Mais cette transition ne s'est pas faite en douceur. Les bases d'Ennahdha se sont opposées à ces nouvelles relations avec le parti destourien qualifié d'être le diable. Insultes et accusations par médias interposés, refus d'être réunis sur le même plateau télé, les luttes entre les deux clans étaient publiques et personne ne s'en cachait. Avant les élections de 2014, le conseil de la Choura d'Ennahdha avait même décidé de s'opposer à toute participation de Nidaa Tounes dans le gouvernement qu'il présidait. « La prochaine coalition pourra s'élargir à l'ensemble des partis ou formations politiques, mais pas Nidaa », avait déclaré Fethi Ayadi, président du conseil de la Choura d'Ennahdha.

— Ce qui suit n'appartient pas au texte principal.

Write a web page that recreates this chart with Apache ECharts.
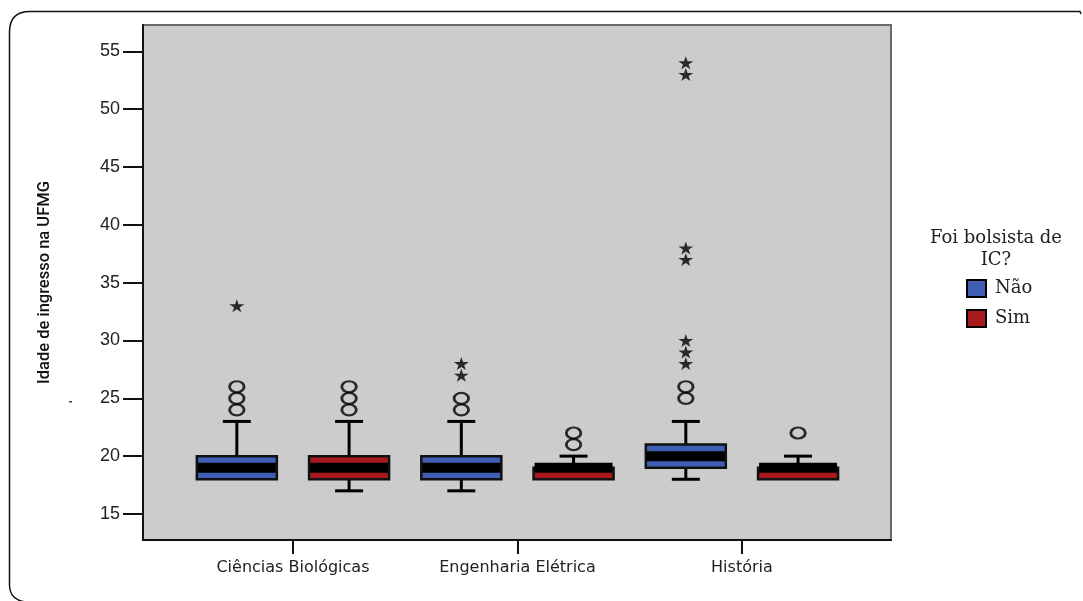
<!DOCTYPE html>
<html>
<head>
<meta charset="utf-8">
<script src="https://cdn.jsdelivr.net/npm/echarts@6/dist/echarts.min.js"></script>
<style>
html,body{margin:0;padding:0;background:#fff;}
#chart{width:1083px;height:601px;}
</style>
</head>
<body>
<div id="chart"></div>
<script>
// ---- data ----
const categories = ['Ciências Biológicas', 'Engenharia Elétrica', 'História'];
const groups = ['Não', 'Sim'];
// [low whisker, Q1, median, Q3, high whisker]
const boxNao = [[18, 18, 19, 20, 23], [17, 18, 19, 20, 23], [18, 19, 20, 21, 23]];
const boxSim = [[17, 18, 19, 20, 23], [18, 18, 19, 19, 20], [18, 18, 19, 19, 20]];
// mild outliers (circles)
const outNao = [[24, 25, 26], [24, 25], [25, 26]];
const outSim = [[24, 25, 26], [21, 22], [22]];
// extreme outliers (stars)
const extNao = [[33], [27, 28], [28, 29, 30, 37, 38, 53, 54]];
const extSim = [[], [], []];
const yTicks = [15, 20, 25, 30, 35, 40, 45, 50, 55];
const legendTitle = 'Foi bolsista de\nIC?';
const yName = 'Idade de ingresso na UFMG';

// ---- styling ----
const colors = { 'Não': '#3f5eb4', 'Sim': '#a8191d' };
const groupOffset = { 'Não': -0.25, 'Sim': 0.25 };
const boxes = { 'Não': boxNao, 'Sim': boxSim };
const outs = { 'Não': outNao, 'Sim': outSim };
const exts = { 'Não': extNao, 'Sim': extSim };
const STAR = 'path://M50,0 L61,35 L98,35 L68,57 L79,91 L50,70 L21,91 L32,57 L2,35 L39,35 Z';

function renderBox(params, api) {
  const x = api.value(0);
  const low = api.coord([x, api.value(1)]);
  const q1 = api.coord([x, api.value(2)]);
  const med = api.coord([x, api.value(3)]);
  const q3 = api.coord([x, api.value(4)]);
  const high = api.coord([x, api.value(5)]);
  const cx = q1[0];
  const half = 40, cap = 14;
  const color = api.visual('color');
  const children = [];
  const lineStyle = { stroke: '#000', lineWidth: 3 };
  if (api.value(5) > api.value(4)) {
    children.push({ type: 'line', shape: { x1: cx, y1: q3[1], x2: cx, y2: high[1] }, style: lineStyle });
    children.push({ type: 'line', shape: { x1: cx - cap, y1: high[1], x2: cx + cap, y2: high[1] }, style: lineStyle });
  }
  if (api.value(1) < api.value(2)) {
    children.push({ type: 'line', shape: { x1: cx, y1: q1[1], x2: cx, y2: low[1] }, style: lineStyle });
    children.push({ type: 'line', shape: { x1: cx - cap, y1: low[1], x2: cx + cap, y2: low[1] }, style: lineStyle });
  }
  children.push({
    type: 'rect',
    shape: { x: cx - half, y: q3[1], width: half * 2, height: q1[1] - q3[1] },
    style: { fill: color, stroke: '#111', lineWidth: 2.5 }
  });
  children.push({
    type: 'line',
    shape: { x1: cx - half + 1, y1: med[1], x2: cx + half - 1, y2: med[1] },
    style: { stroke: '#000', lineWidth: 10 }
  });
  return { type: 'group', children: children };
}

const series = [];
groups.forEach(function (g) {
  const data = boxes[g].map(function (b, i) {
    return [i + 1 + groupOffset[g]].concat(b);
  });
  series.push({
    name: g,
    type: 'custom',
    renderItem: renderBox,
    itemStyle: { color: colors[g] },
    encode: { x: 0, y: [1, 2, 3, 4, 5] },
    data: data,
    z: 2
  });
});
groups.forEach(function (g) {
  const circ = [], star = [];
  outs[g].forEach(function (arr, i) { arr.forEach(function (v) { circ.push([i + 1 + groupOffset[g], v]); }); });
  exts[g].forEach(function (arr, i) { arr.forEach(function (v) { star.push([i + 1 + groupOffset[g], v]); }); });
  series.push({
    type: 'scatter', name: g + ' outliers', data: circ, symbol: 'circle', symbolSize: [14.5, 11],
    itemStyle: { color: 'rgba(0,0,0,0)', borderColor: '#000', borderWidth: 2.5 }, z: 3, silent: true
  });
  series.push({
    type: 'scatter', name: g + ' extremes', data: star, symbol: STAR, symbolSize: [15, 13],
    itemStyle: { color: '#000' }, z: 3, silent: true
  });
});

const frameStyle = { fill: 'none', stroke: '#111', lineWidth: 1.5 };
const chart = echarts.init(document.getElementById('chart'), null, { renderer: 'canvas' });
chart.setOption({
  animation: false,
  backgroundColor: '#ffffff',
  grid: {
    left: 143, right: 192, top: 25, bottom: 61,
    show: true, backgroundColor: '#cccccc', borderColor: '#6a6a6a', borderWidth: 2
  },
  xAxis: {
    type: 'value', min: 0.332, max: 3.664,
    axisLine: { show: true, lineStyle: { color: '#111', width: 2 } },
    axisTick: { show: true, customValues: [1, 2, 3], length: 14, lineStyle: { color: '#111', width: 2 } },
    axisLabel: {
      customValues: [1, 2, 3], margin: 20,
      formatter: function (v) { return categories[Math.round(v) - 1] || ''; },
      fontFamily: 'DejaVu Sans', fontSize: 16, color: '#222'
    },
    splitLine: { show: false }
  },
  yAxis: {
    type: 'value', min: 12.75, max: 57.27,
    name: yName, nameLocation: 'middle', nameGap: 90, nameRotate: 90,
    nameTextStyle: { fontFamily: 'Roboto', fontWeight: 500, fontSize: 16.5, color: '#111' },
    axisLine: { show: true, lineStyle: { color: '#111', width: 2 } },
    axisTick: { show: true, customValues: yTicks, length: 20, lineStyle: { color: '#111', width: 2 } },
    axisLabel: {
      customValues: yTicks, margin: 23,
      fontFamily: 'Liberation Sans', fontSize: 18, color: '#222'
    },
    splitLine: { show: false }
  },
  legend: {
    data: groups.map(function (g) {
      return { name: g, icon: 'rect', itemStyle: { color: colors[g], borderColor: '#000', borderWidth: 2 } };
    }),
    orient: 'vertical', left: 961, top: 274,
    itemWidth: 19, itemHeight: 17, itemGap: 11,
    textStyle: { fontFamily: 'DejaVu Serif', fontSize: 18, color: '#222', padding: [0, 0, 0, 4] },
    selectedMode: false
  },
  graphic: [
    {
      type: 'text', x: 996, y: 227, silent: true,
      style: {
        text: legendTitle, fontFamily: 'DejaVu Serif', fontSize: 18, lineHeight: 22,
        fill: '#222', align: 'center', verticalAlign: 'top'
      }
    },
    { type: 'polyline', silent: true, shape: { points: [[9.5, 585], [9.5, 32]] }, style: frameStyle },
    { type: 'bezierCurve', silent: true, shape: { x1: 9.5, y1: 32, cpx1: 9.5, cpy1: 11.5, x2: 30, y2: 11.5 }, style: frameStyle },
    { type: 'polyline', silent: true, shape: { points: [[30, 11.5], [1080, 11.5], [1081, 14]] }, style: frameStyle },
    { type: 'bezierCurve', silent: true, shape: { x1: 9.5, y1: 585, cpx1: 9.5, cpy1: 600, x2: 26, y2: 602 }, style: frameStyle },
    { type: 'rect', silent: true, shape: { x: 69, y: 401, width: 3, height: 1.5 }, style: { fill: '#444' } }
  ],
  series: series
});
</script>
</body>
</html>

Mais il est important de savoir que, depuis la chute sanglante des Frères musulmans d'Egypte, une tentative de « normalisation » du parti islamiste s'est opérée en douceur, et ce, afin d'éviter tout choc avec les élites politiques des autres bords. En Tunisie, Ennahdha qui a pâti de son exercice au pouvoir, pouvait facilement prédire la victoire de Nidaa aux législatives de 2014. Il fallait, donc, éviter à tout prix de se heurter à l'ennemi d'hier mais plutôt avoir l'intelligence d'en faire l'ami d'aujourd'hui. Dans les faits, malgré ces hostilités apparentes, les concertations n'ont pas cessé entre BCE et Ghannouchi depuis la fameuse rencontre de Paris à quelques semaines des élections, selon les dires du conseiller de ce dernier, Lotfi Zitoun. Le rapprochement s'est fait, certes, en douceur, mais était imminent.
L'union entre les deux grands partis de la scène nationale a été longtemps prédite par les analystes politiques qui ont annoncé que les deux ennemis d'hier se réuniront dans un gouvernement d'union nationale. Les faits sont là aujourd'hui, Nidaa Tounes et Ennahdha s'entendent, en apparence, comme deux larrons en foire au grand dam de leurs électeurs respectifs qui continuent de nourrir des animosités envers l'autre camp. Si Nidaa tire parti de son alliance avec Ennahdha, dont il n'a jamais réellement exclu un rapprochement, le parti de Rached Ghannouchi essaye de gagner du temps. En affichant un visage plus lisse que jamais, le parti islamiste prépare, doucement mais sûrement, son imminent retour en scène. Un accord sur la loi de réconciliation nationale ne fera qu'ajouter une pierre à l'édifice.